> **Requirement**:
Copy each line exactly. Drop every picture.

> **Data entries**:
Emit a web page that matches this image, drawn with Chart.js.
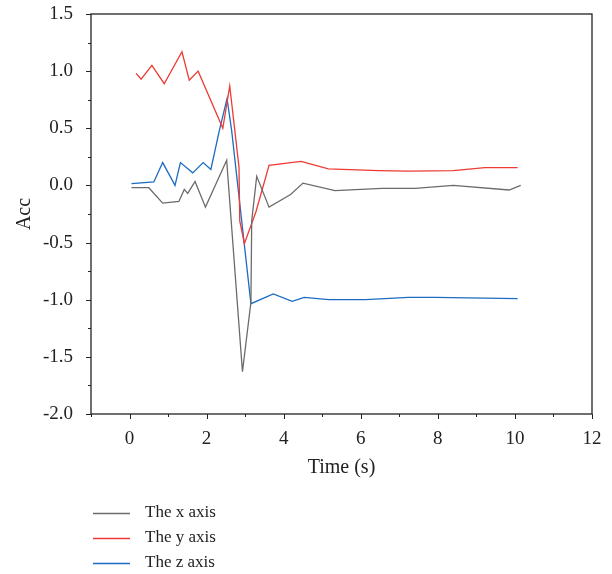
<!DOCTYPE html>
<html>
<head>
    <title>Acc vs Time</title>
    <script src="https://cdn.jsdelivr.net/npm/chart.js"></script>
    <style>
      body { margin: 0; background: #fff; }
    </style>
</head>
<body>
    <canvas id="chart" width="612" height="574"></canvas>

    <script>
    // x axis acceleration
    const xTime = [0.05, 0.5, 0.86, 1.28, 1.42, 1.51, 1.70, 1.97, 2.52, 2.93, 3.15, 3.17, 3.30, 3.62, 4.18, 4.5, 5.33, 6.55, 7.41, 8.4, 9.85, 10.15];
    const xAcc  = [-0.02, -0.02, -0.155, -0.14, -0.035, -0.07, 0.035, -0.19, 0.22, -1.63, -1.02, -0.31, 0.08, -0.19, -0.08, 0.02, -0.045, -0.025, -0.025, 0.0, -0.04, 0.0];

    // y axis acceleration
    const yTime = [0.17, 0.30, 0.58, 0.90, 1.36, 1.55, 1.78, 2.42, 2.60, 2.84, 2.86, 2.98, 3.28, 3.62, 4.45, 5.16, 6.46, 7.24, 8.4, 9.22, 10.07];
    const yAcc  = [0.98, 0.93, 1.05, 0.89, 1.17, 0.92, 1.00, 0.50, 0.87, 0.16, -0.31, -0.51, -0.23, 0.175, 0.21, 0.145, 0.13, 0.125, 0.13, 0.155, 0.155];

    // z axis acceleration
    const zTime = [0.05, 0.63, 0.86, 1.18, 1.32, 1.64, 1.91, 2.11, 2.33, 2.53, 2.65, 3.15, 3.73, 4.22, 4.53, 5.17, 6.12, 7.24, 7.93, 10.07];
    const zAcc  = [0.015, 0.03, 0.2, 0.0, 0.2, 0.11, 0.2, 0.14, 0.48, 0.76, 0.48, -1.035, -0.95, -1.015, -0.98, -1.0, -1.0, -0.98, -0.98, -0.99];

    const seriesNames = ['The x axis', 'The y axis', 'The z axis'];

    const pairs = (t, v) => t.map((x, i) => ({ x: x, y: v[i] }));

    const FONT = "'Liberation Serif', 'DejaVu Serif', serif";
    const INK = '#222';

    // box frame, outward ticks (major/minor) and legend below the plot
    const decor = {
      id: 'decor',
      afterDraw(chart) {
        const ctx = chart.ctx;
        const a = chart.chartArea;
        ctx.save();
        ctx.strokeStyle = INK;
        ctx.lineWidth = 1.3;
        ctx.strokeRect(a.left, a.top, a.right - a.left, a.bottom - a.top);

        ctx.lineWidth = 1;
        const xs = chart.scales.x, ys = chart.scales.y;
        ctx.beginPath();
        xs.ticks.forEach(t => {
          const px = Math.round(xs.getPixelForValue(t.value)) + 0.5;
          const len = t.label !== '' ? 5 : 3;
          ctx.moveTo(px, a.bottom);
          ctx.lineTo(px, a.bottom + len);
        });
        ys.ticks.forEach(t => {
          const py = Math.round(ys.getPixelForValue(t.value)) + 0.5;
          const len = t.label !== '' ? 5 : 3;
          ctx.moveTo(a.left, py);
          ctx.lineTo(a.left - len, py);
        });
        ctx.stroke();

        // legend
        ctx.font = '17px ' + FONT;
        ctx.textBaseline = 'middle';
        ctx.fillStyle = INK;
        chart.data.datasets.forEach((ds, i) => {
          const y = a.bottom + 99 + i * 25;
          ctx.strokeStyle = ds.borderColor;
          ctx.lineWidth = 1.3;
          ctx.beginPath();
          ctx.moveTo(a.left + 2, y + 0.5);
          ctx.lineTo(a.left + 39, y + 0.5);
          ctx.stroke();
          ctx.fillText(ds.label, a.left + 54, y);
        });
        ctx.restore();
      }
    };

    const ctx = document.getElementById('chart').getContext('2d');
    const chart = new Chart(ctx, {
      type: 'line',
      data: {
        datasets: [
          { label: seriesNames[0], data: pairs(xTime, xAcc), borderColor: '#6b6b6b' },
          { label: seriesNames[1], data: pairs(yTime, yAcc), borderColor: '#ee3a34' },
          { label: seriesNames[2], data: pairs(zTime, zAcc), borderColor: '#1b6cc2' }
        ]
      },
      options: {
        responsive: false,
        animation: false,
        layout: { padding: { left: 0, right: 20, top: 14, bottom: 90 } },
        elements: {
          point: { radius: 0 },
          line: { borderWidth: 1.3, tension: 0, fill: false }
        },
        plugins: {
          legend: { display: false },
          tooltip: { enabled: false }
        },
        scales: {
          x: {
            type: 'linear',
            min: -1, max: 12,
            afterFit: s => { s.height = 70; },
            grid: { drawOnChartArea: false, drawTicks: true, tickLength: 5, tickColor: 'rgba(0,0,0,0)' },
            border: { display: false },
            ticks: {
              stepSize: 1, autoSkip: false, maxRotation: 0, padding: 9,
              color: INK, font: { family: FONT, size: 19 },
              callback: v => (v % 2 === 0 ? String(v) : '')
            },
            title: {
              display: true, text: 'Time (s)', color: INK,
              font: { family: FONT, size: 20 }, padding: { top: 0, bottom: 4 }
            }
          },
          y: {
            type: 'linear',
            min: -2, max: 1.5,
            afterFit: s => { s.width = 91; s.paddingTop = 0; s.paddingBottom = 0; },
            grid: { drawOnChartArea: false, drawTicks: true, tickLength: 5, tickColor: 'rgba(0,0,0,0)' },
            border: { display: false },
            ticks: {
              stepSize: 0.25, autoSkip: false, padding: 13,
              color: INK, font: { family: FONT, size: 19 },
              callback: v => (Math.abs(v * 2 - Math.round(v * 2)) < 1e-6 ? v.toFixed(1) : '')
            },
            title: {
              display: true, text: 'Acc', color: INK,
              font: { family: FONT, size: 20 }, padding: { top: 13, bottom: 0 }
            }
          }
        }
      },
      plugins: [decor]
    });
    </script>
</body>
</html>
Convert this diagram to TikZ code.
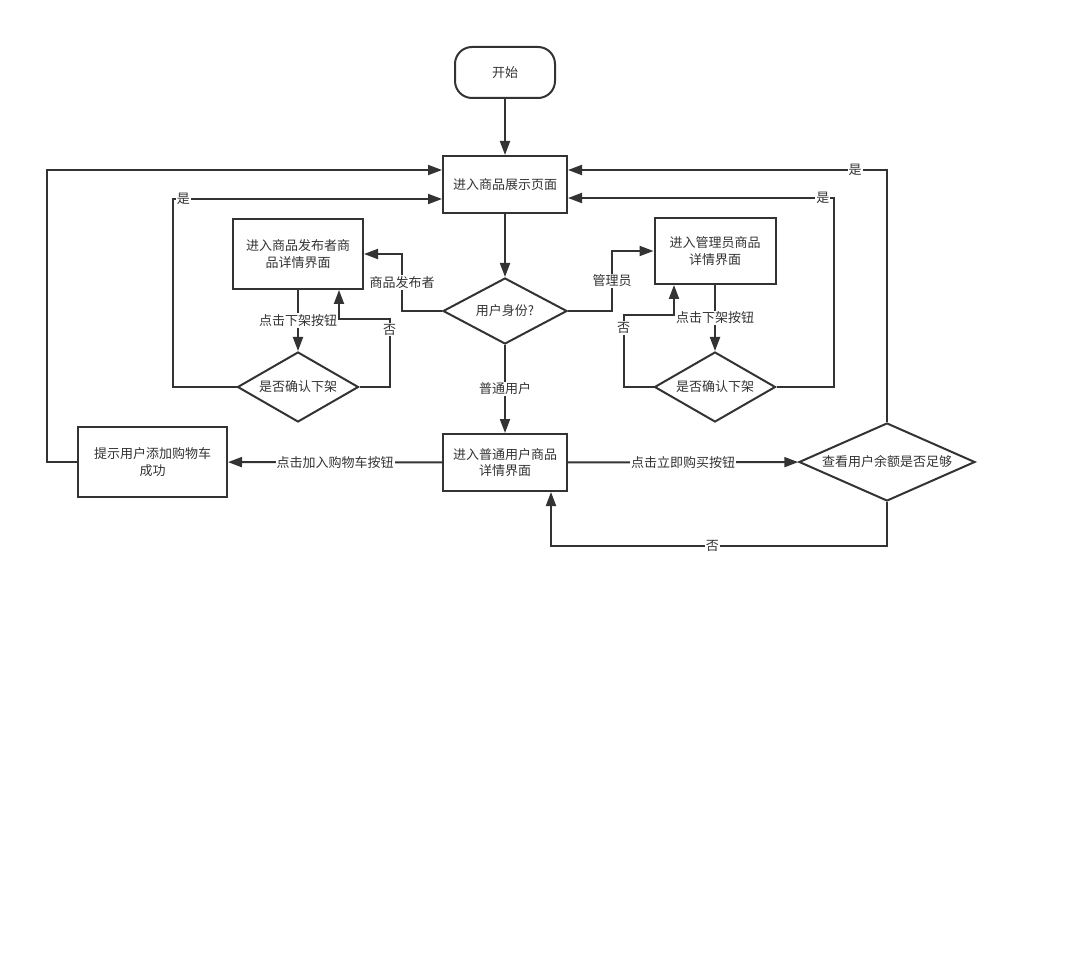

> **Response**:
Emit a web page that matches this image, drawn with Chart.js.
<!DOCTYPE html>
<html>
<head>
    <title>Acc vs Time</title>
    <script src="https://cdn.jsdelivr.net/npm/chart.js"></script>
    <style>
      body { margin: 0; background: #fff; }
    </style>
</head>
<body>
    <canvas id="chart" width="612" height="574"></canvas>

    <script>
    // x axis acceleration
    const xTime = [0.05, 0.5, 0.86, 1.28, 1.42, 1.51, 1.70, 1.97, 2.52, 2.93, 3.15, 3.17, 3.30, 3.62, 4.18, 4.5, 5.33, 6.55, 7.41, 8.4, 9.85, 10.15];
    const xAcc  = [-0.02, -0.02, -0.155, -0.14, -0.035, -0.07, 0.035, -0.19, 0.22, -1.63, -1.02, -0.31, 0.08, -0.19, -0.08, 0.02, -0.045, -0.025, -0.025, 0.0, -0.04, 0.0];

    // y axis acceleration
    const yTime = [0.17, 0.30, 0.58, 0.90, 1.36, 1.55, 1.78, 2.42, 2.60, 2.84, 2.86, 2.98, 3.28, 3.62, 4.45, 5.16, 6.46, 7.24, 8.4, 9.22, 10.07];
    const yAcc  = [0.98, 0.93, 1.05, 0.89, 1.17, 0.92, 1.00, 0.50, 0.87, 0.16, -0.31, -0.51, -0.23, 0.175, 0.21, 0.145, 0.13, 0.125, 0.13, 0.155, 0.155];

    // z axis acceleration
    const zTime = [0.05, 0.63, 0.86, 1.18, 1.32, 1.64, 1.91, 2.11, 2.33, 2.53, 2.65, 3.15, 3.73, 4.22, 4.53, 5.17, 6.12, 7.24, 7.93, 10.07];
    const zAcc  = [0.015, 0.03, 0.2, 0.0, 0.2, 0.11, 0.2, 0.14, 0.48, 0.76, 0.48, -1.035, -0.95, -1.015, -0.98, -1.0, -1.0, -0.98, -0.98, -0.99];

    const seriesNames = ['The x axis', 'The y axis', 'The z axis'];

    const pairs = (t, v) => t.map((x, i) => ({ x: x, y: v[i] }));

    const FONT = "'Liberation Serif', 'DejaVu Serif', serif";
    const INK = '#222';

    // box frame, outward ticks (major/minor) and legend below the plot
    const decor = {
      id: 'decor',
      afterDraw(chart) {
        const ctx = chart.ctx;
        const a = chart.chartArea;
        ctx.save();
        ctx.strokeStyle = INK;
        ctx.lineWidth = 1.3;
        ctx.strokeRect(a.left, a.top, a.right - a.left, a.bottom - a.top);

        ctx.lineWidth = 1;
        const xs = chart.scales.x, ys = chart.scales.y;
        ctx.beginPath();
        xs.ticks.forEach(t => {
          const px = Math.round(xs.getPixelForValue(t.value)) + 0.5;
          const len = t.label !== '' ? 5 : 3;
          ctx.moveTo(px, a.bottom);
          ctx.lineTo(px, a.bottom + len);
        });
        ys.ticks.forEach(t => {
          const py = Math.round(ys.getPixelForValue(t.value)) + 0.5;
          const len = t.label !== '' ? 5 : 3;
          ctx.moveTo(a.left, py);
          ctx.lineTo(a.left - len, py);
        });
        ctx.stroke();

        // legend
        ctx.font = '17px ' + FONT;
        ctx.textBaseline = 'middle';
        ctx.fillStyle = INK;
        chart.data.datasets.forEach((ds, i) => {
          const y = a.bottom + 99 + i * 25;
          ctx.strokeStyle = ds.borderColor;
          ctx.lineWidth = 1.3;
          ctx.beginPath();
          ctx.moveTo(a.left + 2, y + 0.5);
          ctx.lineTo(a.left + 39, y + 0.5);
          ctx.stroke();
          ctx.fillText(ds.label, a.left + 54, y);
        });
        ctx.restore();
      }
    };

    const ctx = document.getElementById('chart').getContext('2d');
    const chart = new Chart(ctx, {
      type: 'line',
      data: {
        datasets: [
          { label: seriesNames[0], data: pairs(xTime, xAcc), borderColor: '#6b6b6b' },
          { label: seriesNames[1], data: pairs(yTime, yAcc), borderColor: '#ee3a34' },
          { label: seriesNames[2], data: pairs(zTime, zAcc), borderColor: '#1b6cc2' }
        ]
      },
      options: {
        responsive: false,
        animation: false,
        layout: { padding: { left: 0, right: 20, top: 14, bottom: 90 } },
        elements: {
          point: { radius: 0 },
          line: { borderWidth: 1.3, tension: 0, fill: false }
        },
        plugins: {
          legend: { display: false },
          tooltip: { enabled: false }
        },
        scales: {
          x: {
            type: 'linear',
            min: -1, max: 12,
            afterFit: s => { s.height = 70; },
            grid: { drawOnChartArea: false, drawTicks: true, tickLength: 5, tickColor: 'rgba(0,0,0,0)' },
            border: { display: false },
            ticks: {
              stepSize: 1, autoSkip: false, maxRotation: 0, padding: 9,
              color: INK, font: { family: FONT, size: 19 },
              callback: v => (v % 2 === 0 ? String(v) : '')
            },
            title: {
              display: true, text: 'Time (s)', color: INK,
              font: { family: FONT, size: 20 }, padding: { top: 0, bottom: 4 }
            }
          },
          y: {
            type: 'linear',
            min: -2, max: 1.5,
            afterFit: s => { s.width = 91; s.paddingTop = 0; s.paddingBottom = 0; },
            grid: { drawOnChartArea: false, drawTicks: true, tickLength: 5, tickColor: 'rgba(0,0,0,0)' },
            border: { display: false },
            ticks: {
              stepSize: 0.25, autoSkip: false, padding: 13,
              color: INK, font: { family: FONT, size: 19 },
              callback: v => (Math.abs(v * 2 - Math.round(v * 2)) < 1e-6 ? v.toFixed(1) : '')
            },
            title: {
              display: true, text: 'Acc', color: INK,
              font: { family: FONT, size: 20 }, padding: { top: 13, bottom: 0 }
            }
          }
        }
      },
      plugins: [decor]
    });
    </script>
</body>
</html>
Convert this diagram to TikZ code.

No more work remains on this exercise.